→ **OBJECTIVE**
Reproduce exactly, and nothing else, the lines from the one that contains "Write the Observable" through the one that contains "# of Inpects". Leave the pictures out.

═══ DATA LISTING ═══

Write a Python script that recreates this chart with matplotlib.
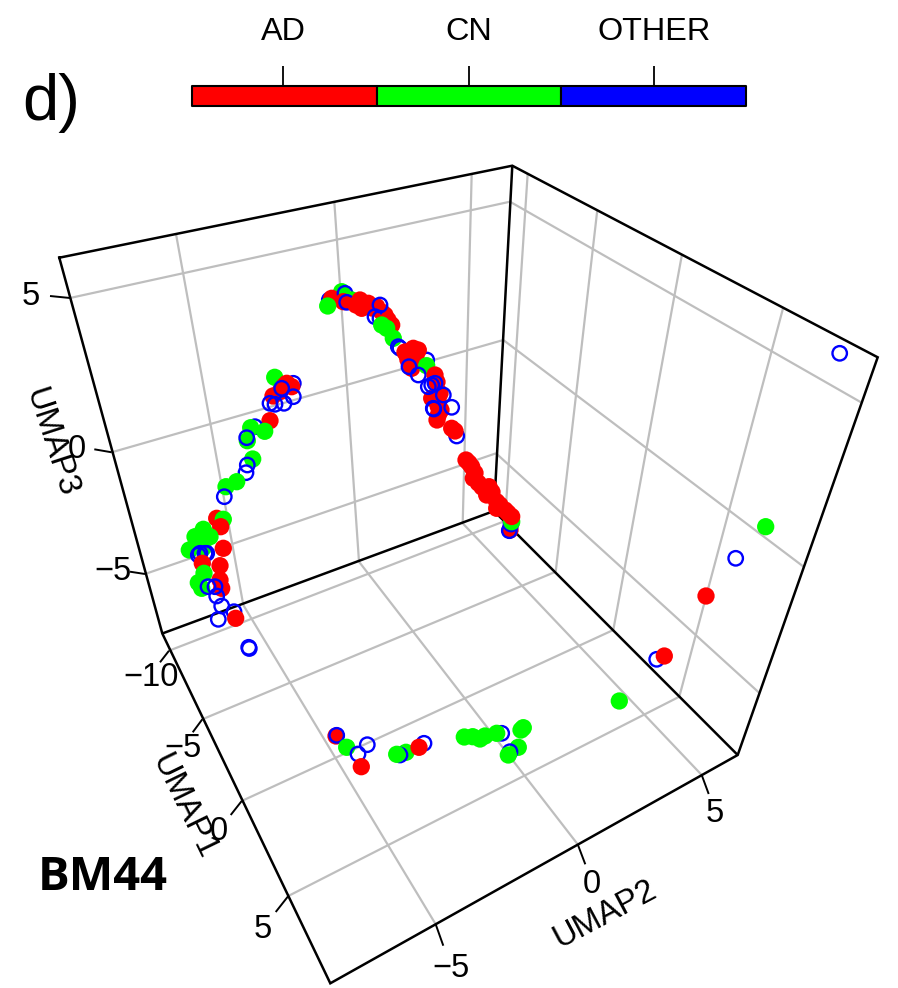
import matplotlib
matplotlib.use("Agg")
import matplotlib.pyplot as plt
import numpy as np

plt.rcParams['font.family'] = ['Liberation Sans', 'DejaVu Sans']

# Everything below in picture pixels (x right, y down).
categories = ["AD", "CN", "OTHER"]
class_colors = ["#FF0000", "#00FF00", "#0000FF"]
A, C, O = 0, 1, 2

# Left arc
left_x = [293.3, 274.7, 286.7, 291.7, 284.0, 280.0, 273.0, 293.3, 284.0, 275.0, 281.7, 270.0,
          270.0, 255.0, 264.7, 250.7, 247.3, 246.7, 252.7, 247.3, 246.0, 236.7, 226.0, 224.3,
          216.7, 223.3, 220.7, 223.3, 220.0,
          202.3, 203.3, 195.0, 210.0, 201.7, 189.3, 203.0, 200.0, 205.0, 198.3, 206.7,
          202.3, 204.0, 198.3, 201.7, 220.0, 221.7, 208.0, 215.0,
          216.7, 221.7, 234.0, 218.3, 235.7, 248.7, 249.3]
left_y = [383.3, 377.3, 383.3, 386.7, 386.0, 391.7, 396.0, 396.7, 403.3, 404.3, 388.3, 403.3,
          420.7, 426.7, 431.3, 427.7, 440.7, 437.7, 459.0, 465.0, 472.7, 481.7, 486.7, 496.7,
          518.3, 519.3, 526.7, 548.3, 565.7,
          538.0, 529.3, 536.7, 536.7, 540.0, 550.0, 548.0, 553.3, 553.3, 555.0, 553.3,
          563.3, 573.3, 582.7, 588.3, 580.0, 588.3, 586.7, 586.7,
          596.0, 606.0, 611.7, 619.3, 618.3, 647.3, 648.5]
left_class = [O, C, A, A, A, A, A, O, O, O, O, O,
              A, O, C, C, C, O, C, O, O, C, C, O,
              A, C, A, A, A,
              O, C, C, C, C, C, C, O, O, O, O,
              A, C, C, C, A, A, O, O,
              O, O, O, O, A, O, O]

# Right arc
right_x = [341.7, 329.3, 331.7, 345.0, 351.7, 343.3, 346.7, 327.7,
           381.7, 360.0, 356.0, 361.7, 365.0, 368.3, 372.0, 376.7, 385.0, 380.0, 375.0, 380.0,
           391.7, 388.0, 381.7, 386.7, 393.3, 398.3, 400.0,
           426.7, 413.3, 418.3, 414.0, 406.7, 405.0, 408.0, 416.0, 410.0, 411.7, 409.0, 426.7, 418.3,
           435.0, 437.0, 440.0, 431.7, 438.0, 438.3, 441.0, 437.0, 438.3, 435.0, 428.3, 431.7, 443.3, 451.7, 433.3, 433.8,
           456.7, 451.7, 455.0,
           466.0, 469.0, 471.7, 473.3, 475.0, 478.3, 482.0, 489.0, 486.7, 492.0, 496.7, 500.0, 496.7,
           505.0, 510.0, 509.3, 511.0, 511.7, 508.0, 511.7]
right_y = [291.7, 300.0, 298.3, 293.3, 300.0, 301.7, 302.3, 306.0,
           312.0, 300.0, 305.0, 308.3, 306.0, 303.3, 308.0, 306.7, 315.0, 305.0, 316.7, 318.3,
           325.0, 320.0, 325.0, 328.3, 338.3, 346.7, 348.3,
           360.0, 348.3, 350.0, 352.0, 355.0, 352.0, 360.0, 356.0, 361.7, 368.3, 366.7, 365.7, 375.0,
           375.0, 382.0, 393.3, 398.3, 400.0, 406.7, 410.0, 420.0, 415.0, 383.3, 386.7, 385.0, 395.0, 407.3, 408.3, 409.0,
           436.0, 428.3, 431.0,
           460.0, 463.0, 466.7, 478.3, 473.0, 483.0, 487.0, 486.7, 495.0, 492.0, 501.7, 505.0, 508.3,
           510.0, 530.0, 530.7, 524.0, 521.7, 513.0, 516.5]
right_class = [C, O, A, O, C, A, O, C,
               A, A, A, A, A, A, A, A, A, O, O, O,
               A, A, C, C, C, O, O,
               O, A, A, A, A, A, A, A, A, A, O, C, O,
               A, A, A, A, A, A, A, A, A, O, O, O, O, O, O, O,
               O, A, A,
               A, A, A, A, A, A, A, A, A, A, A, A, A,
               A, A, O, O, C, A, A]

# Floor cluster and far outliers
floor_x = [336.0, 336.7, 346.7, 367.3, 358.0, 361.3,
           406.0, 400.0, 396.7, 424.0, 419.0,
           501.7, 464.3, 472.7, 480.0, 485.0, 496.7,
           523.3, 521.0, 518.3, 510.0, 508.3,
           619.3, 656.7, 664.3, 706.0, 735.7, 765.7, 839.7]
floor_y = [736.0, 735.3, 747.3, 744.7, 754.0, 766.7,
           752.3, 755.0, 754.3, 743.3, 747.3,
           733.3, 737.0, 736.7, 739.0, 736.0, 733.3,
           727.7, 730.0, 747.3, 751.7, 755.0,
           701.0, 659.3, 656.0, 596.0, 558.3, 526.7, 353.3]
floor_class = [A, O, C, O, O, A,
               C, O, C, O, A,
               O, C, C, C, C, C,
               C, C, C, O, C,
               C, O, A, A, O, C, O]

# Box edges
box_outer_x = [59.3, 512.3, 877.7, 737.7, 330.3, 162.3, 59.3]
box_outer_y = [257.7, 165.7, 357.3, 755.0, 983.3, 633.5, 257.7]
box_back_x = 494.0
box_back_y = 511.0

# Grid: UMAP3 levels
z_labels = ["5", "0", "\u22125"]
z_left_x = [70.0, 111.7, 145.0]
z_left_y = [298.0, 452.3, 574.0]
z_back_x = [510.0, 503.3, 496.0]
z_back_y = [201.7, 340.0, 453.3]
z_right_x = [861.0, 804.0, 759.4]
z_right_y = [402.3, 567.0, 693.0]
z_tick_x = [50.0, 94.3, 130.0]
z_tick_y = [296.0, 449.3, 571.7]
z_text_x = [30.7, 76.7, 113.0]
z_text_y = [296.5, 449.5, 571.5]

# Grid: UMAP1 levels
x_labels = ["\u221210", "\u22125", "0", "5"]
x_front_x = [169.0, 202.3, 241.7, 288.3]
x_front_y = [650.7, 719.3, 801.0, 896.0]
x_edge_x = [505.0, 555.7, 613.3, 679.3]
x_edge_y = [521.0, 571.7, 630.0, 696.7]
x_top_x = [527.7, 597.3, 682.0, 783.3]
x_top_y = [173.3, 210.0, 254.3, 307.3]
x_tick_x = [160.0, 192.7, 230.7, 275.7]
x_tick_y = [662.3, 732.3, 815.0, 912.0]
x_text_x = [150.7, 183.0, 219.0, 262.7]
x_text_y = [677.5, 748.5, 831.5, 929.5]

# Grid: UMAP2 levels
y_labels = ["\u22125", "0", "5"]
y_front_x = [435.7, 577.7, 701.7]
y_front_y = [924.3, 844.3, 775.0]
y_edge_x = [243.3, 359.0, 462.7]
y_edge_y = [605.0, 561.7, 523.3]
y_top_x = [176.0, 334.3, 471.7]
y_top_y = [234.0, 201.7, 173.3]
y_tick_x = [443.3, 585.3, 708.7]
y_tick_y = [945.7, 864.3, 794.0]
y_text_x = [451.0, 591.7, 715.0]
y_text_y = [968.5, 884.5, 813.5]

# Legend bar
bar_edges = [192.0, 377.0, 561.0, 746.0]
bar_ticks = [283.0, 469.0, 654.0]

GREY = "#BEBEBE"
BLACK = "#000000"
FS = 23.5

fig = plt.figure(figsize=(8.98, 9.88), dpi=100)
ax = fig.add_axes([0, 0, 1, 1])
ax.set_xlim(0, 898)
ax.set_ylim(988, 0)
ax.axis("off")


def seg(x0, y0, x1, y1, color, lw, z=1):
    ax.plot([x0, x1], [y0, y1], color=color, lw=lw, zorder=z, solid_capstyle="butt")


# grey grid
for i in range(3):
    seg(z_left_x[i], z_left_y[i], z_back_x[i], z_back_y[i], GREY, 1.6)
    seg(z_back_x[i], z_back_y[i], z_right_x[i], z_right_y[i], GREY, 1.6)
for i in range(4):
    seg(x_front_x[i], x_front_y[i], x_edge_x[i], x_edge_y[i], GREY, 1.6)
    seg(x_edge_x[i], x_edge_y[i], x_top_x[i], x_top_y[i], GREY, 1.6)
for i in range(3):
    seg(y_front_x[i], y_front_y[i], y_edge_x[i], y_edge_y[i], GREY, 1.6)
    seg(y_edge_x[i], y_edge_y[i], y_top_x[i], y_top_y[i], GREY, 1.6)

# black box
ax.plot(box_outer_x, box_outer_y, color=BLACK, lw=1.8, zorder=2, solid_joinstyle="miter")
for cx, cy in [(box_outer_x[1], box_outer_y[1]), (box_outer_x[3], box_outer_y[3]),
               (box_outer_x[5], box_outer_y[5])]:
    seg(box_back_x, box_back_y, cx, cy, BLACK, 1.8, 2)

# ticks
for fx, fy, tx, ty in [(z_left_x, z_left_y, z_tick_x, z_tick_y),
                       (x_front_x, x_front_y, x_tick_x, x_tick_y),
                       (y_front_x, y_front_y, y_tick_x, y_tick_y)]:
    for a, b, c, d in zip(fx, fy, tx, ty):
        seg(a, b, c, d, BLACK, 1.4, 2)

# tick labels
for xs, ys, labs in [(z_text_x, z_text_y, z_labels), (x_text_x, x_text_y, x_labels),
                     (y_text_x, y_text_y, y_labels)]:
    for a, b, s in zip(xs, ys, labs):
        ax.text(a, b, s, fontsize=FS, ha="center", va="center", color=BLACK, zorder=5)

# axis titles
ax.text(50.5, 443.0, "UMAP3", fontsize=FS, rotation=-72, ha="center", va="center",
        rotation_mode="anchor", zorder=5)
ax.text(183.3, 806.7, "UMAP1", fontsize=FS, rotation=-64, ha="center", va="center",
        rotation_mode="anchor", zorder=5)
ax.text(605.5, 914.0, "UMAP2", fontsize=FS, rotation=28, ha="center", va="center",
        rotation_mode="anchor", zorder=5)

# points, in drawing order
px = np.array(left_x + right_x + floor_x)
py = np.array(left_y + right_y + floor_y)
pc = np.array(left_class + right_class + floor_class)
rgba = matplotlib.colors.to_rgba_array(class_colors)
face = rgba[pc].copy()
edge = rgba[pc].copy()
face[pc == O] = (1, 1, 1, 0)
sizes = np.where(pc == O, 108.0, 155.0)
lws = np.where(pc == O, 1.7, 0.0)
ax.scatter(px, py, s=sizes, facecolors=face, edgecolors=edge, linewidths=lws, zorder=3)

# legend bar
bar_top, bar_bottom = 86.0, 106.0
for i, col in enumerate(class_colors):
    ax.fill_between([bar_edges[i], bar_edges[i + 1]], bar_top, bar_bottom, facecolor=col,
                    edgecolor=BLACK, linewidth=1.5, zorder=3)
for tx, name in zip(bar_ticks, categories):
    seg(tx, 66, tx, bar_top, BLACK, 1.3, 3)
    ax.text(tx, 32, name, fontsize=23.3, ha="center", va="center", color=BLACK)

# panel letter and dataset name
ax.text(22, 120, "d)", fontsize=47, ha="left", va="baseline", color=BLACK)
ax.text(38, 890, "BM44", fontsize=34, fontweight="bold", family="Open Sans",
        ha="left", va="baseline", color=BLACK)

fig.savefig("out.png", dpi=100)
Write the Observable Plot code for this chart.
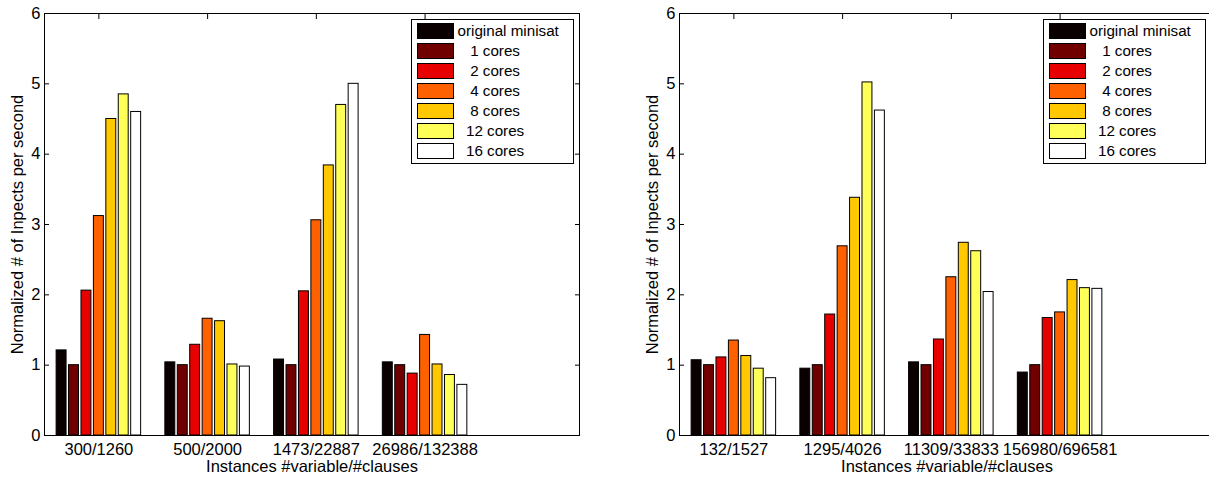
<!DOCTYPE html>
<html><head><meta charset="utf-8">
<script src="https://cdn.jsdelivr.net/npm/d3@7"></script>
<script src="https://cdn.jsdelivr.net/npm/@observablehq/plot@0.6"></script>
<style>
html,body{margin:0;padding:0;background:#fff}
body{width:1209px;height:479px;overflow:hidden;position:relative;font-family:"Liberation Sans",Arial,Helvetica,sans-serif}
.chart{position:absolute;top:0}
.legend{position:absolute;top:19px;width:163px;height:145px;border:1.5px solid #000;box-sizing:border-box;background:#fff}
.legend .row{position:absolute;left:4.5px;height:16px;display:flex;align-items:center}
.legend .sw{width:37px;height:16px;box-sizing:border-box;border:1px solid #000}
.legend .lb{margin-left:4px;font-size:15.2px;white-space:pre;color:#000;line-height:16px}
</style></head>
<body>
<script>
// ---- data ----
const seriesNames = ["original minisat","1 cores","2 cores","4 cores","8 cores","12 cores","16 cores"];
const legendLabels = ["original minisat","   1 cores","   2 cores","   4 cores","   8 cores","  12 cores","  16 cores"];
const seriesColors = ["#0a0000","#700000","#e60000","#ff6000","#ffc800","#ffff5a","#ffffff"];
const instancesLeft = ["300/1260","500/2000","1473/22887","26986/132388"];
const instancesRight = ["132/1527","1295/4026","11309/33833","156980/696581"];
// one row per instance, one value per series
const valuesLeft = [
  [1.21, 1.00, 2.06, 3.12, 4.50, 4.85, 4.60],
  [1.04, 1.00, 1.29, 1.66, 1.625, 1.01, 0.98],
  [1.08, 1.00, 2.05, 3.06, 3.84, 4.70, 5.00],
  [1.04, 1.00, 0.88, 1.43, 1.01, 0.86, 0.72]
];
const valuesRight = [
  [1.07, 1.00, 1.11, 1.35, 1.13, 0.95, 0.815],
  [0.95, 1.00, 1.72, 2.69, 3.38, 5.02, 4.62],
  [1.04, 1.00, 1.365, 2.25, 2.74, 2.62, 2.04],
  [0.895, 1.00, 1.67, 1.75, 2.21, 2.095, 2.085]
];
const yTicks = [0,1,2,3,4,5,6];
const xLabel = "Instances #variable/#clauses";
const yLabel = "Normalized # of Inpects per second";

function chart(instances, values) {
  const rows = [];
  values.forEach((vals, g) => vals.forEach((v, s) => rows.push({g, s, series: seriesNames[s], value: v})));
  const n = seriesNames.length;
  const pitch = 0.8 / n;
  const xTicks = instances.map((_, i) => i + 1);
  return Plot.plot({
    width: 620, height: 479,
    marginLeft: 44, marginRight: 41, marginTop: 13, marginBottom: 44,
    style: {fontFamily: '"Liberation Sans",Arial,Helvetica,sans-serif', fontSize: "16.5px", color: "#000", background: "transparent", overflow: "visible"},
    x: {type: "linear", domain: [0.5, 5.42]},
    y: {domain: [0, 6]},
    color: {domain: seriesNames, range: seriesColors},
    marks: [
      Plot.axisX({anchor: "bottom", ticks: xTicks, tickSize: -5, tickFormat: () => "", label: null}),
      Plot.rectY(rows, {
        x1: d => d.g + 1 - 0.4 + d.s * pitch + 0.1 * pitch,
        x2: d => d.g + 1 - 0.4 + (d.s + 1) * pitch - 0.1 * pitch,
        y1: 0, y2: "value", fill: "series", stroke: "#000", strokeWidth: 1
      }),
      Plot.axisX({anchor: "bottom", ticks: xTicks, tickSize: 0, tickPadding: 8, tickFormat: d => instances[d - 1], label: null, fontSize: 16.5}),
      Plot.axisX({anchor: "top", ticks: xTicks, tickSize: -5, tickFormat: () => "", label: null}),
      Plot.axisY({anchor: "left", ticks: yTicks, tickSize: 0, tickPadding: 4, tickFormat: d => String(d), label: null, fontSize: 16.5}),
      Plot.axisY({anchor: "left", ticks: yTicks, tickSize: -5, tickFormat: () => "", label: null}),
      Plot.axisY({anchor: "right", ticks: yTicks, tickSize: -5, tickFormat: () => "", label: null}),
      Plot.frame({stroke: "#000", strokeWidth: 1}),
      Plot.text([xLabel], {text: d => d, frameAnchor: "bottom", lineAnchor: "top", dy: 25, fontSize: 16.5}),
      Plot.text([yLabel], {text: d => d, frameAnchor: "left", textAnchor: "middle", rotate: -90, dx: -27, fontSize: 16.5})
    ]
  });
}

function legend(left) {
  const div = document.createElement("div");
  div.className = "legend";
  div.style.left = left + "px";
  seriesNames.forEach((s, i) => {
    const row = document.createElement("div");
    row.className = "row";
    row.style.top = (2.5 + i * 20) + "px";
    const sw = document.createElement("div");
    sw.className = "sw";
    sw.style.background = seriesColors[i];
    const lb = document.createElement("span");
    lb.className = "lb";
    lb.textContent = legendLabels[i];
    row.appendChild(sw); row.appendChild(lb);
    div.appendChild(row);
  });
  return div;
}

const c1 = chart(instancesLeft, valuesLeft);
c1.classList.add("chart"); c1.style.left = "0px";
const c2 = chart(instancesRight, valuesRight);
c2.classList.add("chart"); c2.style.left = "635px";
document.body.appendChild(c1);
document.body.appendChild(c2);
document.body.appendChild(legend(411));
document.body.appendChild(legend(1043));
</script>
</body></html>
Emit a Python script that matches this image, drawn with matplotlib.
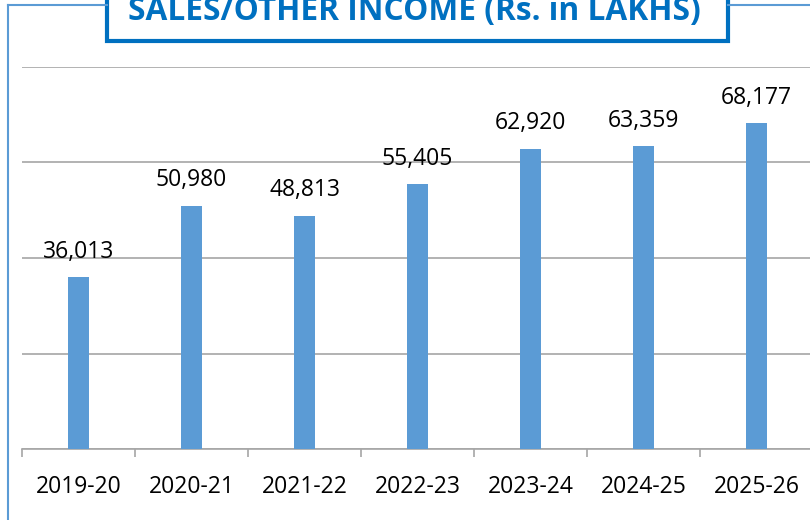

═══

→ **SOLUTION FOR THIS EXERCISE**
Write the Observable Plot code for this chart.
<!DOCTYPE html>
<html><head><meta charset="utf-8">
<script src="https://cdn.jsdelivr.net/npm/d3@7"></script>
<script src="https://cdn.jsdelivr.net/npm/@observablehq/plot@0.6"></script>
<style>
html,body{margin:0;padding:0;background:#fff}
body{width:1209px;height:479px;overflow:hidden;position:relative;font-family:"Liberation Sans",Arial,Helvetica,sans-serif}
.chart{position:absolute;top:0}
.legend{position:absolute;top:19px;width:163px;height:145px;border:1.5px solid #000;box-sizing:border-box;background:#fff}
.legend .row{position:absolute;left:4.5px;height:16px;display:flex;align-items:center}
.legend .sw{width:37px;height:16px;box-sizing:border-box;border:1px solid #000}
.legend .lb{margin-left:4px;font-size:15.2px;white-space:pre;color:#000;line-height:16px}
</style></head>
<body>
<script>
// ---- data ----
const seriesNames = ["original minisat","1 cores","2 cores","4 cores","8 cores","12 cores","16 cores"];
const legendLabels = ["original minisat","   1 cores","   2 cores","   4 cores","   8 cores","  12 cores","  16 cores"];
const seriesColors = ["#0a0000","#700000","#e60000","#ff6000","#ffc800","#ffff5a","#ffffff"];
const instancesLeft = ["300/1260","500/2000","1473/22887","26986/132388"];
const instancesRight = ["132/1527","1295/4026","11309/33833","156980/696581"];
// one row per instance, one value per series
const valuesLeft = [
  [1.21, 1.00, 2.06, 3.12, 4.50, 4.85, 4.60],
  [1.04, 1.00, 1.29, 1.66, 1.625, 1.01, 0.98],
  [1.08, 1.00, 2.05, 3.06, 3.84, 4.70, 5.00],
  [1.04, 1.00, 0.88, 1.43, 1.01, 0.86, 0.72]
];
const valuesRight = [
  [1.07, 1.00, 1.11, 1.35, 1.13, 0.95, 0.815],
  [0.95, 1.00, 1.72, 2.69, 3.38, 5.02, 4.62],
  [1.04, 1.00, 1.365, 2.25, 2.74, 2.62, 2.04],
  [0.895, 1.00, 1.67, 1.75, 2.21, 2.095, 2.085]
];
const yTicks = [0,1,2,3,4,5,6];
const xLabel = "Instances #variable/#clauses";
const yLabel = "Normalized # of Inpects per second";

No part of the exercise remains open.